Servitude de conduite (art. 691 CC) – Rappel des principes (consid. 3). En l’espèce, le bâtiment concerné ne dispose pas d’un approvisionnement suffisant en eau potable, qu’il soit utilisé comme résidence permanente ou à des fins de vacances (consid. 6.1.1). De plus, la construction d’une conduite alternative n’est pas possible, car le (futur) fonds servant entoure la parcelle concernée de tous côtés. Enfin, les inconvénients de la conduite pour les propriétaires du fonds servant sont jugés faibles, les éventuelles pertes d’exploitation devant le cas échéant être indemnisées (consid. 6.1.2). La question de savoir si une utilisation conforme à sa destination au sens de l’art. 24c LAT peut être faite du bâtiment litigieux devra être tranchée dans une éventuelle procédure de permis de construire et ne concerne pas la procédure de servitude (consid. 6.2). Par conséquent, le droit à l’inscription d’une servitude de conduite est confirmé par le Tribunal fédéral.
Servitude; motivation de l’appel; servitudes de conduite et d’empiètement; art. 674 et 691 CC; 311 CPC
Motivation de l’appel (art. 311 CPC) – Rappel des principes (consid. 4.2.1).
Servitude d’empiètement – Lorsqu’un ouvrage empiète sur le fonds d’autrui et que le lésé, bien qu’il s’en soit rendu compte, ne s’y oppose pas en temps utile, le propriétaire de bonne foi peut se voir attribuer, si les circonstances le justifient, contre une indemnité équitable, une servitude d’empiètement ou la propriété du sol (art. 674 al. 3 CC). Cette disposition est applicable par analogie lorsque, lors de la construction de l’ouvrage à cheval sur deux fonds, les deux terrains appartenaient au même propriétaire et ne sont passés qu’ultérieurement en des mains différentes (consid. 5.1).
En l’espèce, une fosse à purin s’est trouvée, par division cadastrale, séparée de l’étable pour ânes dont elle est attenante. Les propriétaires de l’étable cherchent à obtenir un droit réel sur la fosse à purin. Une expertise a toutefois nié l’utilité de la fosse à purin pour l’élevage des ânes. En outre, l’intérêt des propriétaires actuels de la fosse à la combler afin de sécuriser leur terrain et éviter des risques de pollution du terrain et de la nappe phréatique devait l’emporter. En conséquence, le droit à obtenir une servitude d’empiètement est nié (consid. 5.2.3).

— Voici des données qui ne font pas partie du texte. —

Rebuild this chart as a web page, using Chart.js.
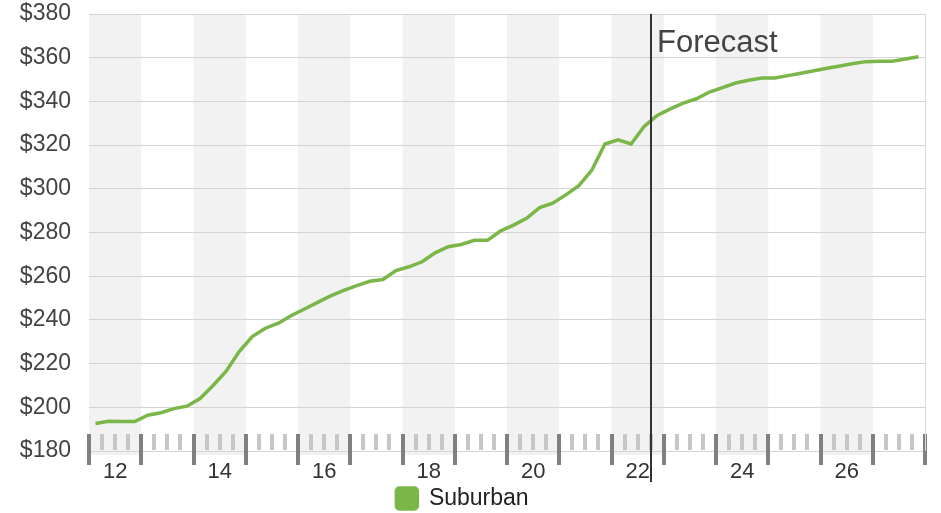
<!DOCTYPE html>
<html>
<head>
<meta charset="utf-8">
<script src="https://cdn.jsdelivr.net/npm/chart.js@4.4.1/dist/chart.umd.min.js"></script>
<style>
  html, body { margin: 0; padding: 0; background: #fff; }
  #wrap { width: 941px; height: 513px; }
</style>
</head>
<body>
<div id="wrap"><canvas id="salesChart"></canvas></div>
<script>
// quarter mid-points, in years
const periods = [
  11.625, 11.875, 12.125, 12.375, 12.625, 12.875, 13.125, 13.375,
  13.625, 13.875, 14.125, 14.375, 14.625, 14.875, 15.125, 15.375,
  15.625, 15.875, 16.125, 16.375, 16.625, 16.875, 17.125, 17.375,
  17.625, 17.875, 18.125, 18.375, 18.625, 18.875, 19.125, 19.375,
  19.625, 19.875, 20.125, 20.375, 20.625, 20.875, 21.125, 21.375,
  21.625, 21.875, 22.125, 22.375, 22.625, 22.875, 23.125, 23.375,
  23.625, 23.875, 24.125, 24.375, 24.625, 24.875, 25.125, 25.375,
  25.625, 25.875, 26.125, 26.375, 26.625, 26.875, 27.125, 27.375
];
const suburban = [
  192.6, 193.6, 193.5, 193.5, 196.4, 197.5, 199.4, 200.5,
  204.0, 210.0, 216.5, 225.5, 232.4, 236.2, 238.5, 242.0,
  245.0, 248.0, 251.0, 253.5, 255.7, 257.7, 258.5, 262.6,
  264.3, 266.6, 270.7, 273.5, 274.5, 276.4, 276.4, 280.7,
  283.4, 286.5, 291.4, 293.4, 297.2, 301.4, 308.6, 320.5,
  322.4, 320.5, 328.5, 333.6, 336.6, 339.2, 341.2, 344.3,
  346.3, 348.4, 349.7, 350.7, 350.7, 351.8, 352.9, 354.0,
  355.2, 356.2, 357.3, 358.2, 358.4, 358.4, 359.4, 360.4
];
const yearLabels = [12, 14, 16, 18, 20, 22, 24, 26];
const shadedYears = [12, 14, 16, 18, 20, 22, 24, 26];
const forecastStart = 22.25;
const forecastLabel = 'Forecast';

const xMin = 11.5, xMax = 27.5;
const green = '#7ab648';

const decorPlugin = {
  id: 'decor',
  beforeDraw(chart) {
    const { ctx, chartArea, scales: { x } } = chart;
    ctx.save();
    ctx.fillStyle = '#f2f2f2';
    shadedYears.forEach(yr => {
      const l = x.getPixelForValue(yr - 0.5);
      const r = x.getPixelForValue(yr + 0.5);
      ctx.fillRect(l, chartArea.top, r - l, chartArea.bottom - chartArea.top + 4);
    });
    ctx.restore();
  },
  afterDraw(chart) {
    const { ctx, chartArea, scales: { x } } = chart;
    ctx.save();
    // quarter / year tick marks
    x.ticks.forEach(t => {
      const px = Math.round(x.getPixelForValue(t.value));
      const major = Math.abs((t.value - xMin) - Math.round(t.value - xMin)) < 1e-6;
      ctx.fillStyle = major ? '#808080' : '#c6c6c6';
      const h = major ? 31 : 16;
      ctx.fillRect(px - 2, chartArea.bottom - 17, 4, h);
    });
    // right border
    ctx.strokeStyle = '#dcdcdc';
    ctx.lineWidth = 1;
    ctx.beginPath();
    ctx.moveTo(chartArea.right + 0.5, chartArea.top);
    ctx.lineTo(chartArea.right + 0.5, chartArea.bottom);
    ctx.stroke();
    // forecast marker
    const fx = Math.round(x.getPixelForValue(forecastStart));
    ctx.strokeStyle = '#333';
    ctx.lineWidth = 2;
    ctx.beginPath();
    ctx.moveTo(fx, chartArea.top);
    ctx.lineTo(fx, chartArea.bottom + 31);
    ctx.stroke();
    ctx.fillStyle = '#444';
    ctx.font = '31px "Liberation Sans", Arial, sans-serif';
    ctx.textBaseline = 'alphabetic';
    ctx.fillText(forecastLabel, fx + 6, chartArea.top + 38);
    ctx.restore();
  }
};

const ctx = document.getElementById('salesChart').getContext('2d');
new Chart(ctx, {
  type: 'line',
  data: {
    datasets: [{
      label: 'Suburban',
      data: periods.map((p, i) => ({ x: p, y: suburban[i] })),
      borderColor: green,
      backgroundColor: green,
      borderWidth: 3.5,
      pointRadius: 0,
      tension: 0
    }]
  },
  options: {
    responsive: true,
    maintainAspectRatio: false,
    animation: false,
    layout: { padding: { top: 14, right: 16, left: 0, bottom: -7 } },
    plugins: {
      tooltip: { enabled: false },
      legend: {
        position: 'bottom',
        labels: {
          boxWidth: 21,
          boxHeight: 21,
          useBorderRadius: true,
          borderRadius: 3,
          padding: 5,
          color: '#222',
          font: { family: '"Liberation Sans", Arial, sans-serif', size: 23, lineHeight: 1 }
        }
      }
    },
    scales: {
      x: {
        type: 'linear',
        min: xMin,
        max: xMax,
        afterBuildTicks(scale) {
          const t = [];
          for (let v = xMin; v <= xMax + 1e-9; v += 0.25) t.push({ value: v });
          scale.ticks = t;
        },
        afterFit(scale) { scale.height = 31; },
        grid: { display: false, drawTicks: false },
        border: { display: false },
        ticks: {
          autoSkip: false,
          maxRotation: 0,
          padding: 8,
          color: '#333',
          font: { family: '"Liberation Sans", Arial, sans-serif', size: 22 },
          callback(v) {
            const lab = yearLabels.find(y => Math.abs(y - v) < 1e-6);
            return lab === undefined ? '' : String(lab);
          }
        }
      },
      y: {
        min: 180,
        max: 380,
        afterFit(scale) {
          scale.width = 89;
          scale.paddingTop = 0;
          scale.paddingBottom = 0;
        },
        grid: { color: '#d4d4d4', drawTicks: false },
        border: { display: false },
        ticks: {
          stepSize: 20,
          padding: 18,
          color: '#444',
          font: { family: '"Liberation Sans", Arial, sans-serif', size: 23 },
          callback: v => '$' + v
        }
      }
    }
  },
  plugins: [decorPlugin]
});
</script>
</body>
</html>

Servitude; mesures provisionnelles; préjudice irréparable; art. 731 ss CC; 261 ss CPC; 93 LTF
Préjudice irréparable (art. 93 LTF) – Lorsque les travaux ont été arrêtés par des mesures provisionnelles fondées sur une servitude litigieuse, il existe un risque de préjudice irréparable au sens de l’art. 93 LTF. En effet, non seulement il peut exister des risques importants de dommages statiques et dus aux intempéries sur l’ouvrage en cours de construction, mais en plus la constructrice et l’acheteuse sont privées de la jouissance de leur bien pendant toute la procédure (consid. 1.2).
Mesures provisionnelles (art. 261 ss CPC) – Rappel des principes (consid. 3.1).
En l’espèce, le Tribunal fédéral confirme, au stade de la vraisemblance, la validité d’une servitude octroyant un droit de superficie à la limite pour une maison individuelle à toit plat et la non-conformité du projet en cours de construction à cette servitude. En outre, les conditions du risque d’atteinte et du risque de préjudice difficilement réparable de cette atteinte sont également réunies pour le prononcé de mesures provisionnelles (consid. 3.5).
Marchés publics; question juridique de principe; adaptation du contrat après adjudication; interruption de la procédure d’adjudication; art. 83 LTF
Question juridique de principe (art. 83 let. f LTF) – Rappel des principes (consid. 2.2). La question de savoir dans quelle mesure le projet de contrat peut encore être adapté sur certains points après l’adjudication ne constitue pas une question juridique de principe : dans l’ATF 134 II 297, le Tribunal fédéral a retenu qu’au moment de l’adjudication, tous les éléments essentiels du futur contrat doivent déjà être réglés, mais que les négociations contractuelles entre l’autorité adjudicatrice et l’adjudicataire ne commencent qu’après la clôture de la procédure d’adjudication et que les partenaires contractuels peuvent encore s’entendre librement sur les points secondaires (consid. 3.1.1). Dans le cas d’espèce, tous les éléments essentiels du futur contrat étaient déjà fixés au moment de l’adjudication (consid. 3.1.2 et 3.1.3).
La question de l’interruption de la procédure d’adjudication a également fait l’objet de jurisprudence fédérale. Une interruption n’est possible qu’à titre exceptionnel, à condition qu’il existe un motif important, l’autorité adjudicatrice disposant d’un important pouvoir d’appréciation à cet égard (consid. 3.2.1). S’il est vrai que le Tribunal fédéral ne s’est pas encore prononcé sur la question spécifique de savoir si des « défauts essentiels » dans le cahier des charges nécessitent une interruption de la procédure, la Haute Cour relève que, dans le cas d’espèce, l’existence de telles irrégularités n’était pas prouvée, de sorte que la question n’est pas pertinente pour solutionner le litige d’espèce (consid. 3.2.2 à 3.3).